The way most companies make money is not just broken; it’s destructive. From insurance and financial services to telecommunications and air travel, companies use pricing to extract what they can from every transaction. Look, for example, at how airlines siphon off value. Once a customer buys a ticket, the slow bleed begins. Want extra legroom? Pay us. Want to check a bag? Pay us. Want a pillow or something to eat? Pay us. This antagonistic approach may have worked in the past. But today’s consumers are not passive price takers. They root out and disseminate information about a firm’s prices, exploiting social media platforms to publicize policies that they believe are unfair. And they don’t hesitate to abandon companies that cross the line.
Pricing to Create Shared Value
Reprint: R1206F
Many companies are in competition with their customers to extract as much value as possible from every transaction. Pricing is their weapon of choice, and consumers fight back by rooting out and disseminating pricing policies that seem unfair.
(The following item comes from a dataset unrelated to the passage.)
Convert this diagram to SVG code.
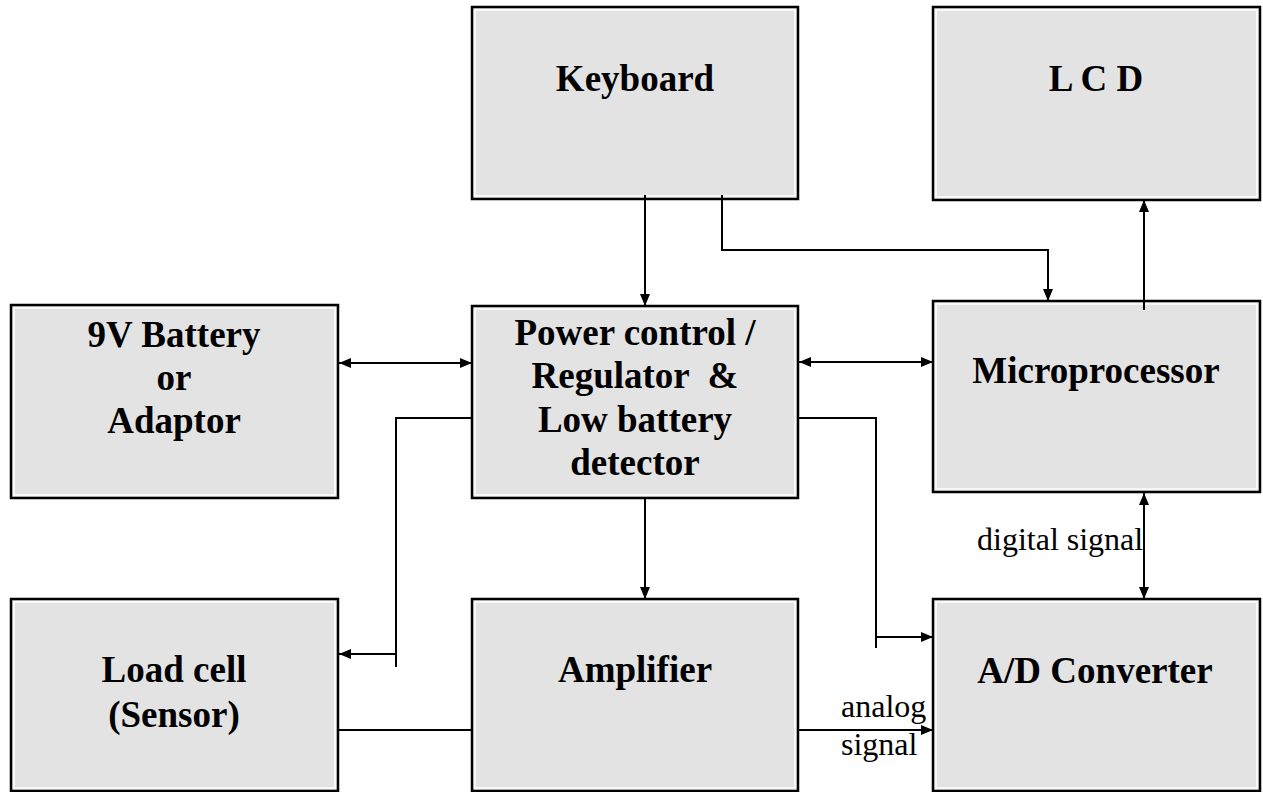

The problem is that companies generally think of value as a pie that is rightfully theirs. But value is not fixed, and it neither originates with nor belongs solely to the firm. Without a willing customer, there is no value.
Instead of using pricing in a way that turns customers into adversaries, companies can use it to enlarge the pie. That means viewing customers as partners in value creation—a collaboration that increases customers’ engagement and taps their insights about the value they seek and how firms could deliver it. The result can be new revenue, increased customer satisfaction and loyalty, positive word of mouth, and cost savings.
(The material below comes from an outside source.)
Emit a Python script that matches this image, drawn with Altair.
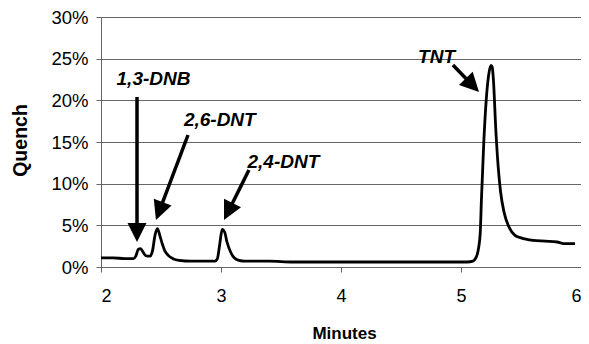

The multiyear process to price the 8 million tickets to the upcoming London 2012 Olympic Games suggests five principles for using pricing to create shared value: Focus on relationships, not on transactions, by using pricing to communicate that you value customers as people; set prices proactively to discourage detrimental behavior and to encourage behavior that is beneficial to both your firm and your customers; allow prices to change in response to shifting customer needs; promote transparency by providing the rationale for your pricing; and make sure that prices and the processes by which they are set meet consumers’ expectations about what is fair.